Return to Mass will be great but challenging – Bishop Leahy
Bishop Leahy also welcomes formation of government and urges them to see the world through the eyes of the vulnerable
Sunday 28 June 2020: Bishop of Limerick Brendan Leahy has said that while there is real delight at the return to Mass this week, significant challenges are ahead, with some churches possibly delaying opening.
In his weekly statement since the outbreak of COVID-19 at the end of Mass at St. John’s Cathedral today, Bishop Leahy said that opening for masses is a major undertaking for parishes and will have challenges such as people being unable to get access due to some churches being deemed ‘full’ with 50 people under current guidelines.
Bishop Leahy also stressed that the dispensation from attendance at Sunday Mass is still in place and that some people might find it easier to attend a weekday Mass rather than a Sunday Mass. He also reminded Mass goers that masses will continue to be streamed online from churches with webcams.
“It is good news that we can resume public celebrations in our churches. Our first reaction to this positive development is one of delight. It is wonderful that we can be back in our churches celebrating the sacraments with one another,” said Bishop Leahy.
“It’s a time to return with gratitude in our hearts for the gift that churches, sacraments and our local communities are for us. I am really grateful for all that has gone on in parishes over the past weeks getting ready,” he said.
Bishop Leahy said that a wide range of safety measures in line with public health guidance have been put in place. The Diocese has held briefing sessions through online Webinars with parish volunteers available on the Diocese website. “I appreciate, however, it has been a major undertaking and some churches, in acting responsibly, will not open immediately and will open only when ready. Some are considering waiting until the number allowed in churches rises,” he added.
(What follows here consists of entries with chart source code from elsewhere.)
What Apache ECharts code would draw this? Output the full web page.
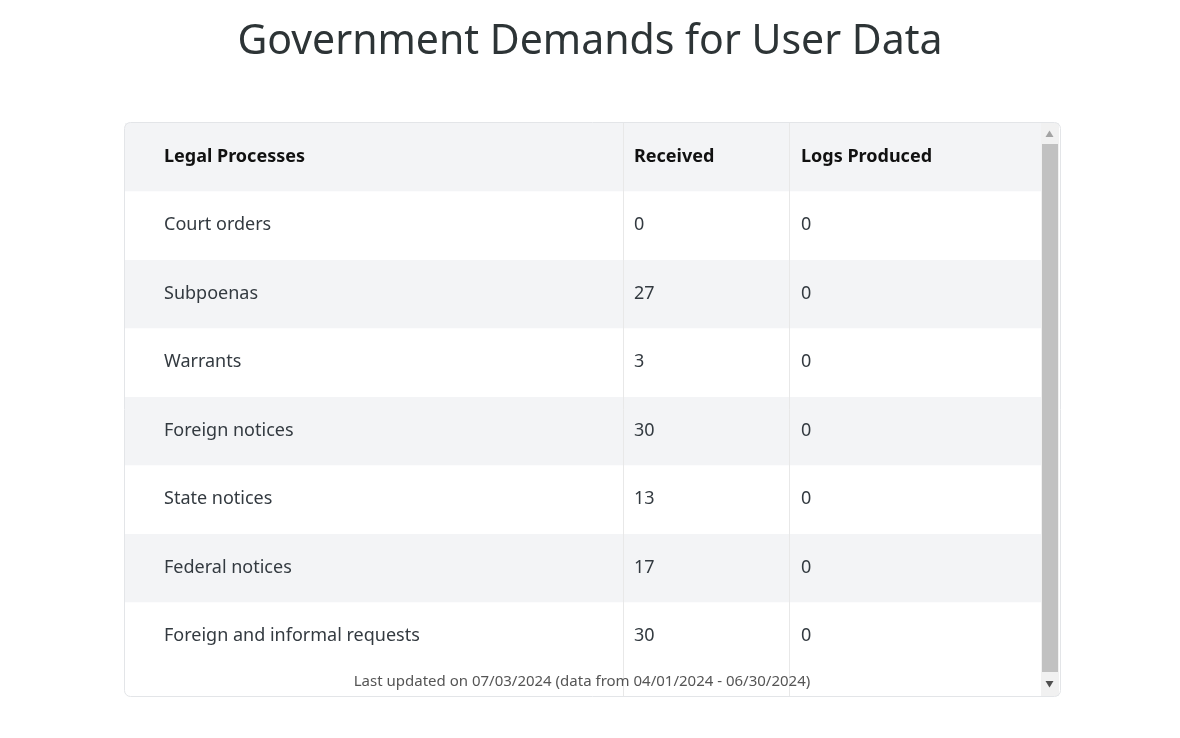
<!DOCTYPE html>
<html>
<head>
<meta charset="utf-8">
<script src="https://cdn.jsdelivr.net/npm/echarts@6/dist/echarts.min.js"></script>
<style>
html,body{margin:0;padding:0;background:#ffffff;}
#chart{width:1180px;height:738px;}
</style>
</head>
<body>
<div id="chart"></div>
<script>
var titleText = 'Government Demands for User Data';
var headers = ['Legal Processes', 'Received', 'Logs Produced'];
var legalProcesses = ['Court orders', 'Subpoenas', 'Warrants', 'Foreign notices', 'State notices', 'Federal notices', 'Foreign and informal requests'];
var received = [0, 27, 3, 30, 13, 17, 30];
var logsProduced = [0, 0, 0, 0, 0, 0, 0];
var footerText = 'Last updated on 07/03/2024 (data from 04/01/2024 - 06/30/2024)';

var columns = [legalProcesses, received, logsProduced];
var FONT = '"Noto Sans", sans-serif';
var ROW_H = 68.5, TOP = 123, VIEW_H = 573;
var colLayout = [
  {left: 125, width: 498, pad: 39},
  {left: 623, width: 166, pad: 11},
  {left: 789, width: 252, pad: 12}
];

var grids = [], xAxes = [], yAxes = [], series = [];
columns.forEach(function (col, c) {
  var L = colLayout[c];
  grids.push({left: L.left, width: L.width, top: TOP, height: VIEW_H, containLabel: false});
  xAxes.push({type: 'value', gridIndex: c, min: 0, max: 1, show: false});
  yAxes.push({
    type: 'value', gridIndex: c, min: 0, max: VIEW_H / ROW_H, inverse: true,
    show: c > 0, z: 5,
    axisLine: {show: c > 0, lineStyle: {color: '#e8e8e8', width: 1}},
    axisTick: {show: false}, axisLabel: {show: false}, splitLine: {show: false}
  });
  var cells = [headers[c]].concat(col);
  series.push({
    type: 'custom',
    xAxisIndex: c, yAxisIndex: c,
    z: 1,
    data: cells.map(function (v, i) { return [i]; }),
    encode: {y: 0},
    renderItem: function (params, api) {
      var r = api.value(0);
      var p0 = api.coord([0, r]);
      var p1 = api.coord([1, r + 1]);
      var isHeader = r === 0;
      var bg = (r % 2 === 0) ? '#f3f4f6' : '#ffffff';
      return {
        type: 'group',
        children: [
          {type: 'rect', shape: {x: p0[0], y: p0[1], width: p1[0] - p0[0], height: p1[1] - p0[1]},
           style: {fill: bg}, z2: 0},
          {type: 'text', x: p0[0] + L.pad, y: (p0[1] + p1[1]) / 2 - 0.5, z2: 2,
           style: {text: String(cells[params.dataIndex]), fill: isHeader ? '#111111' : '#333a40',
                   font: (isHeader ? 'bold 18px ' : '18px ') + FONT,
                   textAlign: 'left', textVerticalAlign: 'middle'}}
        ]
      };
    }
  });
});

var chart = echarts.init(document.getElementById('chart'), null, {renderer: 'canvas'});
chart.setOption({
  backgroundColor: '#ffffff',
  animation: false,
  title: {
    text: titleText, left: 'center', top: 17,
    textStyle: {fontFamily: FONT, fontSize: 41, fontWeight: 'normal', color: '#2d3436'}
  },
  grid: grids, xAxis: xAxes, yAxis: yAxes, series: series,
  graphic: [
    {type: 'rect', z: 10, shape: {x: 1041, y: 123, width: 18, height: 573}, style: {fill: '#f1f1f1'}},
    {type: 'rect', z: 11, shape: {x: 1042, y: 144, width: 16, height: 528}, style: {fill: '#c1c1c1'}},
    {type: 'polygon', z: 11, shape: {points: [[1049.5, 130.5], [1045.5, 137], [1053.5, 137]]}, style: {fill: '#a3a3a3'}},
    {type: 'polygon', z: 11, shape: {points: [[1045.5, 681], [1053.5, 681], [1049.5, 687.5]]}, style: {fill: '#505050'}},
    {type: 'rect', z: 12, shape: {x: 124.5, y: 122.5, width: 936, height: 574, r: 6},
     style: {fill: 'none', stroke: '#e3e5e8', lineWidth: 1}},
    {type: 'text', z: 12, x: 582, y: 682,
     style: {text: footerText, font: '15px ' + FONT, fill: '#555555', textAlign: 'center', textVerticalAlign: 'middle'}}
  ]
});
</script>
</body>
</html>
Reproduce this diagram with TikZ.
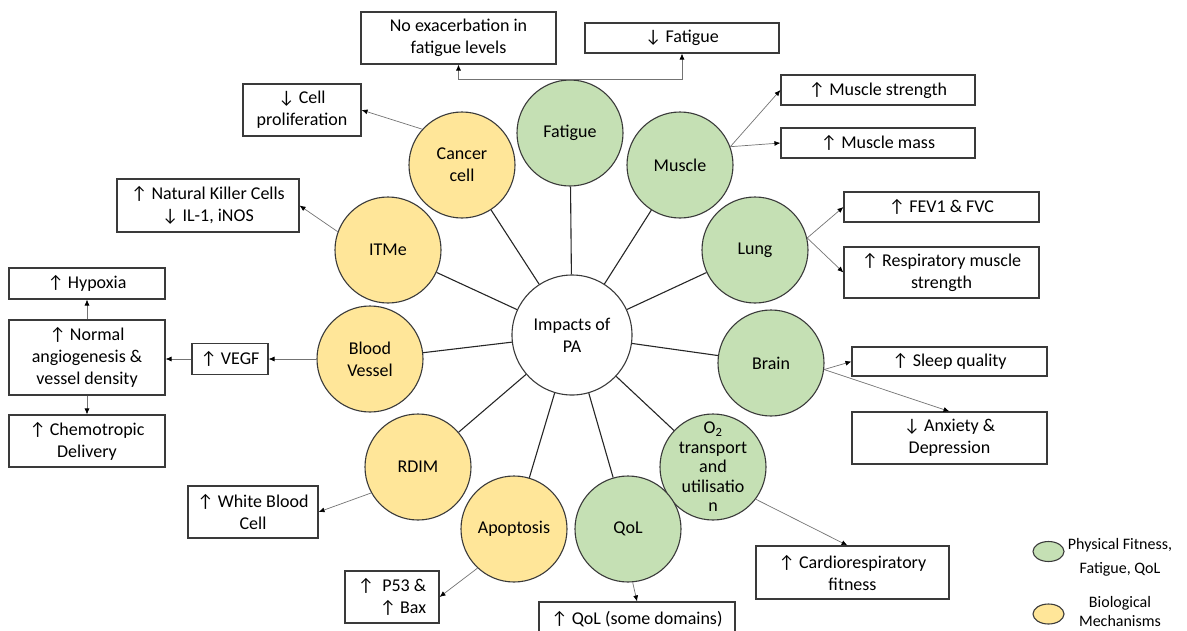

Bishop Leahy said that the priority now is to make the process of resuming public celebrations as safe as possible for people. “Each of us must play our part in caring for each other. Each person attending Mass needs to be conscious of their personal responsibility, not only for their own health and safety but also the health and safety of their fellow Mass goers. We are all individually and mutually accountable.”
He continued: “The new normal is going to take getting used to. We have to be prepared for new routines, new arrangements in our churches and even misunderstandings. We’ll find ourselves sitting apart, many wearing masks, the priest and Eucharistic Ministers wearing a mask for the distribution of Holy Communion. Churches will be implementing a one-way system of entry and exit to avoid, as far as possible, people meeting face to face.
“There’ll be stewards directing people to a specific seat and directing them to receive Holy Communion and again when leaving the Church. Great patience, forbearance and co-operation will be needed. For instance, we currently have a clear maximum limit of 50 people in a Church with 2 metre social distancing.
“This might mean, someone will arrive for Mass and the church will be full. That person may have to wait outside and listen to the loudspeaker or may have to return home and follow a Mass by webcam.”
He added: “All this said, the first point is important. This is good news. Let’s be happy about it and thank God this day has come. Let’s remember, however, the Covid-19 menace is still with us. We need to pray that all will go well,” he added.
Meanwhile, Bishop Leahy welcomed the formation of the government but said that the priority must be to look after the most vulnerable in our society.
“I congratulate the members of the new government and assure them of prayers. The responsibility on its members is great. If you input any of the following crises - coronavirus crisis, hospitals crisis, housing crisis, climate crisis, Brexit crisis, mental health crisis and more – into an internet search, you’ll get a fair reflection of the challenge facing this government.
“We wish the government well in working their way through these on our behalf. It is a huge onus and I know they will take it on with great integrity and intent. If I were to hang my hopes on one thing for this government, it would be that, at the end of its term, it would stand tall against the measurement set by Mahatma Ghandi who once stated: ‘A nation's greatness is measured by how it treats its weakest members’. There are far too many vulnerable people in our society today; if this government sees the world also through their eyes, many things will fall into place.”